--- Goal of the exercise ---
Skip every image and restate the data word for word.

^^^^^^^^^^^^^^^^

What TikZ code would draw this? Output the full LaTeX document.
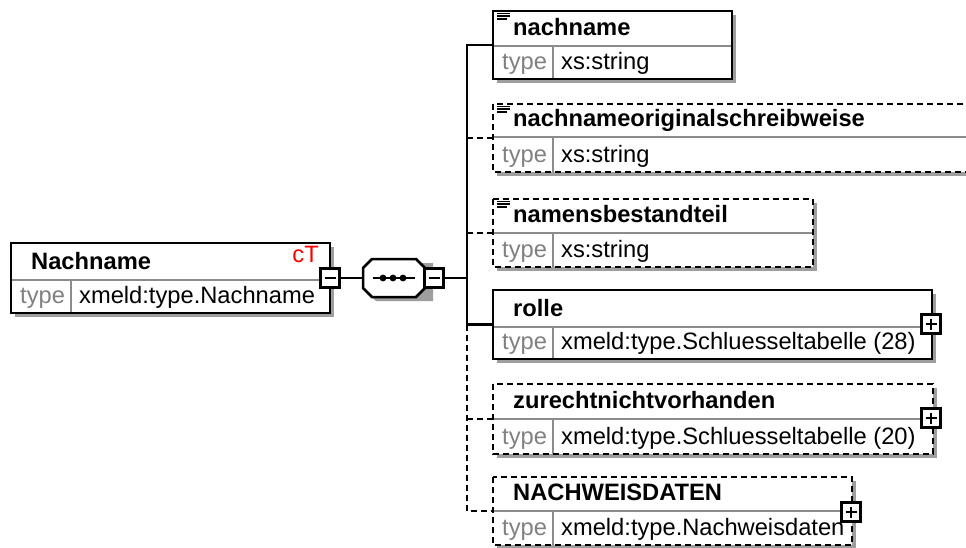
\documentclass[tikz,border=0pt]{standalone}
\usepackage{fontspec}
\setmainfont{Liberation Sans}
\newcommand\xbox[9]{%
  \fill[shadowc] (#2+4,#3+4) rectangle (#4+4,#6+4);
  \node[boxbg, minimum width={(#4-#2)*1pt}, minimum height={(#6-#3)*1pt}] (#1) at (#2,#3) {};
  \draw[sepline] (#2,#5) -- (#4,#5);
  \draw[sepline] (#2+60,#5) -- (#2+60,#6);
  \draw[border,#7] (#1.north west) rectangle (#1.south east);
  \node[ttl] (#1-title) at (#2+20,#5-11) {#8};
  \node[tlabel] (#1-tl) at (#2+9,#6-10) {type};
  \node[tval] (#1-tv) at (#2+68,#6-10) {#9};
}
\newcommand\xicon[3]{%
  \draw[line width=1.6pt] (#2+4,#3+2.5) -- ++(13,0) (#2+4,#3+5.2) -- ++(13,0) (#2+4,#3+7.9) -- ++(10,0);
  \coordinate (#1) at (#2+10,#3+5);
}
\newcommand\xminus[3]{%
  \node[pmbox] (#1) at (#2,#3) {};
  \draw[line width=2.2pt] (#2-5.5,#3) -- (#2+5.5,#3);
}
\newcommand\xplus[3]{%
  \node[pmbox] (#1) at (#2,#3) {};
  \draw[line width=2.2pt] (#2-5.5,#3) -- (#2+5.5,#3) (#2,#3-5.5) -- (#2,#3+5.5);
}
\begin{document}
\begin{tikzpicture}[x=1pt,y=-1pt,
  shadowc/.style={fill=black!38, draw=none},
  boxbg/.style={fill=white, draw=none, inner sep=0pt, outer sep=0pt, anchor=north west},
  border/.style={draw=black, line width=2.5pt},
  dsh/.style={dash pattern=on 6pt off 4pt},
  sepline/.style={draw=black!45, line width=2.2pt},
  ttl/.style={font=\fontsize{23.7}{27}\selectfont\bfseries, anchor=base west, inner sep=0pt},
  tlabel/.style={font=\fontsize{23.7}{27}\selectfont, text=black!50, anchor=base west, inner sep=0pt},
  tval/.style={font=\fontsize{23.7}{27}\selectfont, anchor=base west, inner sep=0pt},
  conn/.style={line width=2.5pt},
  pmbox/.style={draw=black, fill=white, line width=2.2pt, minimum width=19pt, minimum height=19pt, inner sep=0pt, outer sep=0pt}]
\clip (0,0) rectangle (966,547);
\fill[white] (0,0) rectangle (966,547);

% root element
\xbox{root}{11}{243}{330}{280}{313}{solid}{Nachname}{xmeld:type.Nachname}
\node[font=\fontsize{23.7}{27}\selectfont, text=red, anchor=base east, inner sep=0pt] (ct) at (319,262) {cT};
\xminus{rootm}{330}{278}

% sequence compositor
\fill[shadowc] (376,263) -- (433,263) -- (433,301) -- (376,301) -- (367,292) -- (367,272) -- cycle;
\node[inner sep=0pt, outer sep=0pt, minimum width=62pt, minimum height=38pt] (seq) at (394,278) {};
\draw[border, fill=white] (372,259) -- (416,259) -- (425,268) -- (425,288) -- (416,297) -- (372,297) -- (363,288) -- (363,268) -- cycle;
\draw[line width=2pt] (373,278) -- (415,278);
\foreach \dx in {383,393,403} \fill (\dx,278) circle (3.4pt);
\xminus{seqm}{434}{278}
\draw[conn] (rootm.east) -- (seq.west);
\coordinate (trunk) at (467,278);
\draw[conn] (seqm.east) -- (trunk);

% child elements
\xbox{e1}{493}{11}{732}{46}{79}{solid}{nachname}{xs:string}
\xicon{e1i}{493}{11}
\xbox{e2}{493}{104}{1000}{137}{172}{dsh}{nachnameoriginalschreibweise}{xs:string}
\xicon{e2i}{493}{104}
\xbox{e3}{493}{199}{813}{233}{267}{dsh}{namensbestandteil}{xs:string}
\xicon{e3i}{493}{199}
\xbox{e4}{493}{290}{932}{327}{359}{solid}{rolle}{xmeld:type.Schluesseltabelle (28)}
\xplus{e4p}{931}{324}
\xbox{e5}{493}{384}{933}{419}{454}{dsh}{zurechtnichtvorhanden}{xmeld:type.Schluesseltabelle (20)}
\xplus{e5p}{931}{418}
\xbox{e6}{493}{477}{852}{511}{545}{dsh}{NACHWEISDATEN}{xmeld:type.Nachweisdaten}
\xplus{e6p}{851}{512}

% connectors
\draw[conn] (e1.west) -- (trunk |- e1.west) -- (trunk |- e4.west) -- (e4.west);
\draw[conn, dsh] (trunk |- e4.west) -- (trunk |- e6.west) -- (e6.west);
\draw[conn, dsh] (trunk |- e2.west) -- (e2.west);
\draw[conn, dsh] (trunk |- e3.west) -- (e3.west);
\draw[conn, dsh] (trunk |- e5.west) -- (e5.west);
\end{tikzpicture}
\end{document}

^^^^^^^^^^^^^^^^

--- Solution to this exercise ---
What TikZ code would draw this? Output the full LaTeX document.
\documentclass[tikz,border=0pt]{standalone}
\usepackage{fontspec}
\setmainfont{Liberation Sans}
\newcommand\xbox[9]{%
  \fill[shadowc] (#2+4,#3+4) rectangle (#4+4,#6+4);
  \node[boxbg, minimum width={(#4-#2)*1pt}, minimum height={(#6-#3)*1pt}] (#1) at (#2,#3) {};
  \draw[sepline] (#2,#5) -- (#4,#5);
  \draw[sepline] (#2+60,#5) -- (#2+60,#6);
  \draw[border,#7] (#1.north west) rectangle (#1.south east);
  \node[ttl] (#1-title) at (#2+20,#5-11) {#8};
  \node[tlabel] (#1-tl) at (#2+9,#6-10) {type};
  \node[tval] (#1-tv) at (#2+68,#6-10) {#9};
}
\newcommand\xicon[3]{%
  \draw[line width=1.6pt] (#2+4,#3+2.5) -- ++(13,0) (#2+4,#3+5.2) -- ++(13,0) (#2+4,#3+7.9) -- ++(10,0);
  \coordinate (#1) at (#2+10,#3+5);
}
\newcommand\xminus[3]{%
  \node[pmbox] (#1) at (#2,#3) {};
  \draw[line width=2.2pt] (#2-5.5,#3) -- (#2+5.5,#3);
}
\newcommand\xplus[3]{%
  \node[pmbox] (#1) at (#2,#3) {};
  \draw[line width=2.2pt] (#2-5.5,#3) -- (#2+5.5,#3) (#2,#3-5.5) -- (#2,#3+5.5);
}
\begin{document}
\begin{tikzpicture}[x=1pt,y=-1pt,
  shadowc/.style={fill=black!38, draw=none},
  boxbg/.style={fill=white, draw=none, inner sep=0pt, outer sep=0pt, anchor=north west},
  border/.style={draw=black, line width=2.5pt},
  dsh/.style={dash pattern=on 6pt off 4pt},
  sepline/.style={draw=black!45, line width=2.2pt},
  ttl/.style={font=\fontsize{23.7}{27}\selectfont\bfseries, anchor=base west, inner sep=0pt},
  tlabel/.style={font=\fontsize{23.7}{27}\selectfont, text=black!50, anchor=base west, inner sep=0pt},
  tval/.style={font=\fontsize{23.7}{27}\selectfont, anchor=base west, inner sep=0pt},
  conn/.style={line width=2.5pt},
  pmbox/.style={draw=black, fill=white, line width=2.2pt, minimum width=19pt, minimum height=19pt, inner sep=0pt, outer sep=0pt}]
\clip (0,0) rectangle (966,547);
\fill[white] (0,0) rectangle (966,547);

% root element
\xbox{root}{11}{243}{330}{280}{313}{solid}{Nachname}{xmeld:type.Nachname}
\node[font=\fontsize{23.7}{27}\selectfont, text=red, anchor=base east, inner sep=0pt] (ct) at (319,262) {cT};
\xminus{rootm}{330}{278}

% sequence compositor
\fill[shadowc] (376,263) -- (433,263) -- (433,301) -- (376,301) -- (367,292) -- (367,272) -- cycle;
\node[inner sep=0pt, outer sep=0pt, minimum width=62pt, minimum height=38pt] (seq) at (394,278) {};
\draw[border, fill=white] (372,259) -- (416,259) -- (425,268) -- (425,288) -- (416,297) -- (372,297) -- (363,288) -- (363,268) -- cycle;
\draw[line width=2pt] (373,278) -- (415,278);
\foreach \dx in {383,393,403} \fill (\dx,278) circle (3.4pt);
\xminus{seqm}{434}{278}
\draw[conn] (rootm.east) -- (seq.west);
\coordinate (trunk) at (467,278);
\draw[conn] (seqm.east) -- (trunk);

% child elements
\xbox{e1}{493}{11}{732}{46}{79}{solid}{nachname}{xs:string}
\xicon{e1i}{493}{11}
\xbox{e2}{493}{104}{1000}{137}{172}{dsh}{nachnameoriginalschreibweise}{xs:string}
\xicon{e2i}{493}{104}
\xbox{e3}{493}{199}{813}{233}{267}{dsh}{namensbestandteil}{xs:string}
\xicon{e3i}{493}{199}
\xbox{e4}{493}{290}{932}{327}{359}{solid}{rolle}{xmeld:type.Schluesseltabelle (28)}
\xplus{e4p}{931}{324}
\xbox{e5}{493}{384}{933}{419}{454}{dsh}{zurechtnichtvorhanden}{xmeld:type.Schluesseltabelle (20)}
\xplus{e5p}{931}{418}
\xbox{e6}{493}{477}{852}{511}{545}{dsh}{NACHWEISDATEN}{xmeld:type.Nachweisdaten}
\xplus{e6p}{851}{512}

% connectors
\draw[conn] (e1.west) -- (trunk |- e1.west) -- (trunk |- e4.west) -- (e4.west);
\draw[conn, dsh] (trunk |- e4.west) -- (trunk |- e6.west) -- (e6.west);
\draw[conn, dsh] (trunk |- e2.west) -- (e2.west);
\draw[conn, dsh] (trunk |- e3.west) -- (e3.west);
\draw[conn, dsh] (trunk |- e5.west) -- (e5.west);
\end{tikzpicture}
\end{document}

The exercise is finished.